Whether or not he plans it, his defense is based on the part of Lincoln’s famous statement where he said “You can fool some of the people all of the time,” or the old joke of which the punchline is “I don’t have to outrun the lion. I only have to outrun you.”

 

Such that, as Clay Jones points out, he can have the entire intelligence community stage a briefing at the White House in which they agree on Russian collusion and interference, then blithely fly off to Ohio to assure the Deplorables that none of it is true.

If this is part of a cunning plan, it’s a cunning plan to trigger the 25th Amendment and get out of the unpleasant business of actually having to be president.

And as long as he can stage campaign rallies full of cheering True Believers, he’s not going to do that.

 

Meanwhile, back at the Vatican

Paul Fell illustrates the looming dilemma faced by Nebraska’s Roman Catholic governor, but there’s a larger application.

Of the remaining eight Supreme Court justices, three — Roberts, Thomas and Sotomayor — are active Catholics, while Gorsuch was raised Catholic and is now Episcopalian. Trump’s proposed justice, Kavanaugh, is also Catholic, and, if you see where those votes tend to cluster on the right/left continuum, you can see that the Pope’s firm condemnation of the death penalty is, well, interesting.

Interesting in light of — as this graphic from that article illustrates — how little Catholics appear to be in line with the Pope’s thinking, if you compare where they live (brown areas) to where executions are most common.

 

True conservative Catholics like Scott Stantis — who greeted the announcement thusly — have always put their opposition to abortion in the same category as the death penalty: Either you are pro-life or you are not.

Moreover, conservative Catholics have a long history of condemning “cafeteria Catholics” who take from doctrine that which they wish to believe and reject that which they do not.

Catholics could respect the wall between Church and State, reasoning on the death penalty as liberal Catholics have about abortion for years, that it should be legal but rare, and focusing on persuading individual judges not to impose death, rather than legislating against it.

But to expect the current Court to rule that way on either issue would be flying in the face of every prognosticator of what will happen the next time Roe v Wade comes before them.

It would be interesting, indeed, to bring a challenge to the death penalty to the Hobby Lobby Court and see how they respond.

 

Juxtaposition of the Day, Apolitical Division

(Big Nate)

(Frazz)

I’m glad Big Nate is further up in my feed, because I was able to appreciate the literary aspects of the gag before the juxtaposition kicked in.

It’s pretty clear that Lincoln Peirce has read him some Harry Potter, because, yes, while someone might want to be a Ravenclaw or Gryffindor, nobody would want to be a Hufflepuff, but, if anyone were born to it, it’s Chad.

The hat operates in a crowd.
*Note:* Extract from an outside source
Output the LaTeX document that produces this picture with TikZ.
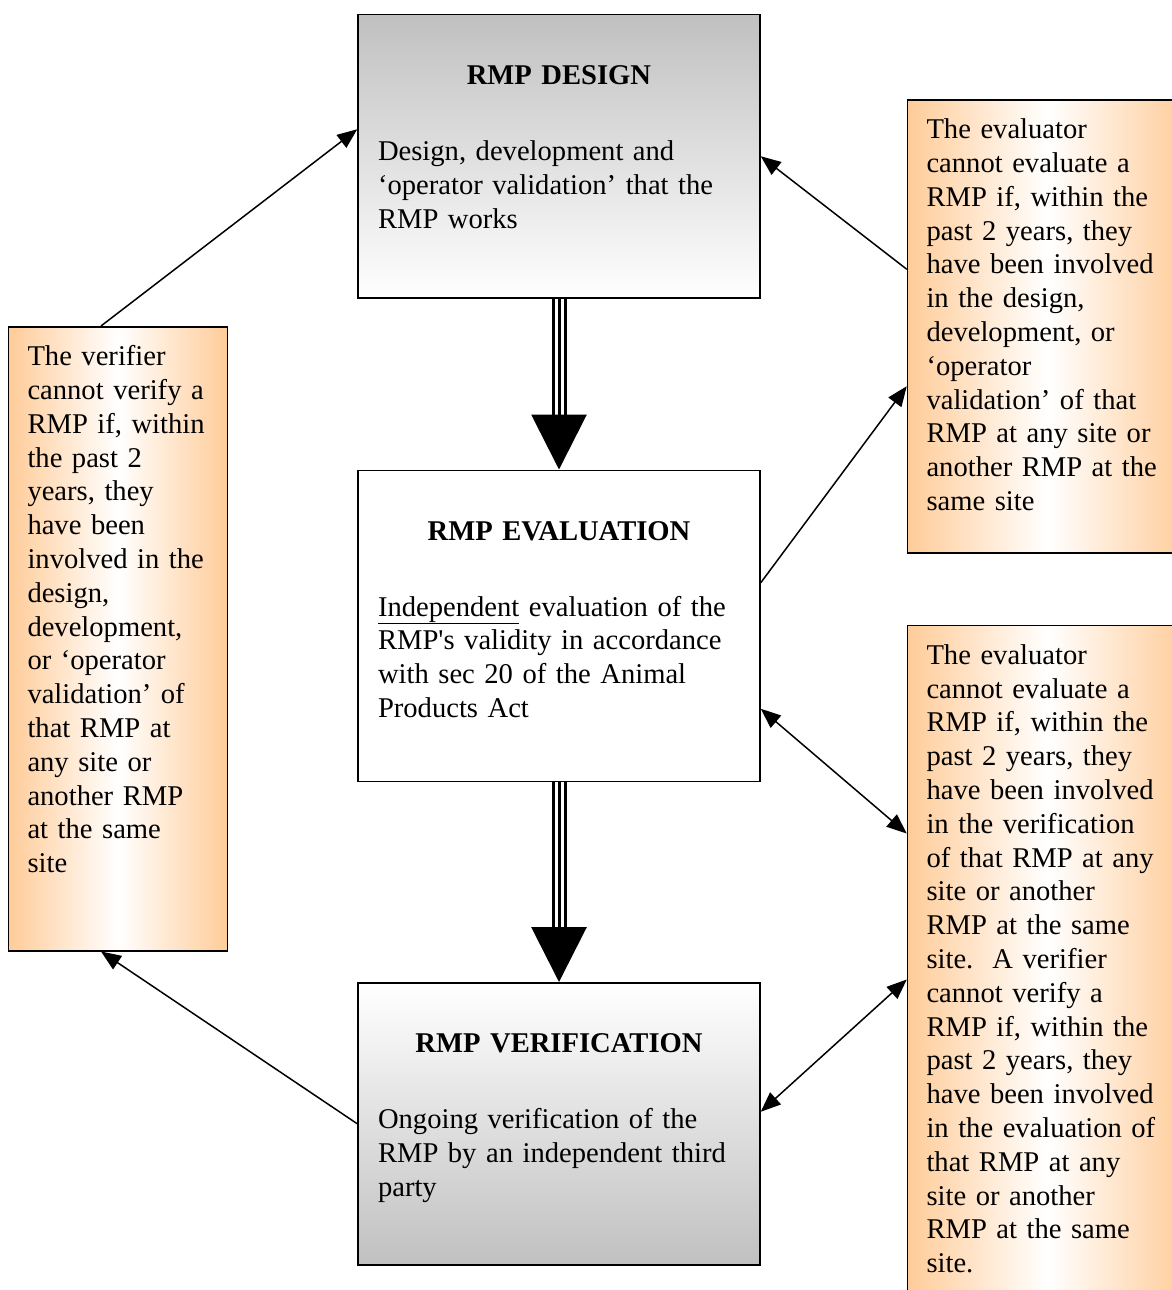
\documentclass[tikz,border=0pt]{standalone}
\usepackage{fontspec}
\setmainfont{Liberation Serif}
\usepackage{tikz}
\usetikzlibrary{positioning, arrows.meta, shadings}

\definecolor{peach}{HTML}{FFCC99}
\definecolor{greybox}{HTML}{C0C0C0}
\hyphenpenalty=10000

\tikzset{
	stage/.style={draw, line width=1.5pt, text width=362pt, inner xsep=20pt, inner ysep=0pt, text height=70pt, align=left},
	rule/.style={draw, line width=1.5pt, inner xsep=19pt, inner ysep=0pt, text height=39pt, align=left, left color=peach, right color=peach, middle color=white},
	link/.style={line width=1.5pt, >={Triangle[length=20pt,width=16pt]}},
	bigarrow/.style={line width=3pt, -{Triangle[length=55pt,width=55pt]}, preaction={draw, -, line width=3pt, double=white, double distance=9pt, shorten >=50pt}}
}

\begin{document}
\begin{tikzpicture}[x=1pt, y=-1pt, font=\fontsize{28.6}{33.8}\selectfont]
		\useasboundingbox (0,0) rectangle (1171,1290);
		
		%stages
		\node[stage, anchor=north, top color=greybox, bottom color=white, text depth=213pt] (design) at (559,14) {{\centering\textbf{RMP DESIGN}\par}\vspace{42pt}Design, development and\\ ‘operator validation’ that the\\ RMP works};
		\node[stage, fill=white, text depth=241pt, below = 171pt of design] (eval) {{\centering\textbf{RMP EVALUATION}\par}\vspace{42pt}\underline{Independent} evaluation of the\\ RMP\textquotesingle s validity in accordance\\ with sec 20 of the Animal\\ Products Act};
		\node[stage, top color=white, bottom color=greybox, text depth=212pt, below = 200pt of eval] (verif) {{\centering\textbf{RMP VERIFICATION}\par}\vspace{42pt}Ongoing verification of the\\ RMP by an independent third\\ party};
		
		%rules
		\node[rule, text width=181pt, text depth=585pt, below left = 312pt and 129pt of design.north west] (vrule) {The verifier\\ cannot verify a\\ RMP if, within\\ the past 2\\ years, they\\ have been\\ involved in the\\ design,\\ development,\\ or ‘operator\\ validation’ of\\ that RMP at\\ any site or\\ another RMP\\ at the same\\ site};
		\node[rule, text width=242pt, text depth=414pt, below right = 85pt and 146pt of design.north east] (erule1) {The evaluator\\ cannot evaluate a\\ RMP if, within the\\ past 2 years, they\\ have been involved\\ in the design,\\ development, or\\ ‘operator\\ validation’ of that\\ RMP at any site or\\ another RMP at the\\ same site};
		\node[rule, text width=242pt, text depth=700pt, below right = 155pt and 146pt of eval.north east] (erule2) {The evaluator\\ cannot evaluate a\\ RMP if, within the\\ past 2 years, they\\ have been involved\\ in the verification\\ of that RMP at any\\ site or another\\ RMP at the same\\ site.\ \ A verifier\\ cannot verify a\\ RMP if, within the\\ past 2 years, they\\ have been involved\\ in the evaluation of\\ that RMP at any\\ site or another\\ RMP at the same\\ site.};
		
		%main flow
		\draw[bigarrow] (design.south) -- (eval.north);
		\draw[bigarrow] (eval.south) -- (verif.north);
		
		%links
		\draw[link, ->] ([xshift=-17pt]vrule.north) -- ([yshift=27pt]design.west);
		\draw[link, ->] ([yshift=57pt]erule1.west) -- (design.east);
		\draw[link, ->] ([yshift=43pt]eval.east) -- ([yshift=-60pt]erule1.west);
		\draw[link, <->] ([yshift=-83pt]eval.east) -- ([yshift=-209pt]erule2.north west);
		\draw[link, <->] ([yshift=12pt]verif.east) -- ([yshift=-355pt]erule2.north west);
		\draw[link, ->] (verif.west) -- ([xshift=-17pt]vrule.south);
		
	\end{tikzpicture}
\end{document}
If the website declared you a Slytherrin, you’d tell people it had called you something else, in order to hide your nefarious intentions.

But to emphasize Ms. Plainwell’s point, that’s why we have a Sorting Hat rather than letting new students simply choose their own house.

The badger/badger juxtaposition is weird, though true Potter fans would be able to discuss at length the capacity of Hufflepuffs to work underground with silence and ferocity.

But it simply made me remember the time at summer camp when Nick Brown’s mother called him “Weasel” in front on a cabin full of 10-year-olds, on Parents’ Weekend which was only halfway through our eight-week stint.

Though I should say “four weeks into,” since I’m sure the next four weeks seemed far, far longer for poor “Weasel.”

I don’t refer to the place as “Camp Lord O’ The Flies” for nothing.

 

 

Community Comments

#1 Sean Martin
August/7/2018
@ 9:04 am

A friend of mine got caught up in an unbelievable swindle that he and I both think was a Wells Fargo inside job. If you go the WF website, you’ll find that, before you even log in to look at your account, you can actually order foreign currency by just using your name and your account number — again, *before* you log in to your WF account. That means anyone who has that information can use it to take money out of your account and have it sent in any currency they want.

The scam was pretty audacious: someone used his name and account number to order twenty grand in Euros, which they then had sent by FedEx to his apartment address. The scammer arranged to have someone there, outside the apartment but pretending to live there, to receive it, and that someone just walked off with twenty K in Euros in cash.

It took Randy weeks to get WF to straighten this mess out. They clearly dodged any responsibility and then turned around and threw up one obstruction after another when he moved his account to a credit union. Randy wound up writing not only the NC State Attorney General, but also the FTC and a few other choice federal agencies — and suddenly, after almost two months of frustration, everything was moved and it was all good.

Now it turns out that this has been going on for years, and WF has sought to cover it over by settling lawsuits out of court so it can plausibly deny responsibility. I dont know what the deal is with that bank, but I would never ever ever recommend it to anyone for any purpose other than getting a twenty broken to two tens. Asking for four fives? I’d check to make sure you got four, not three.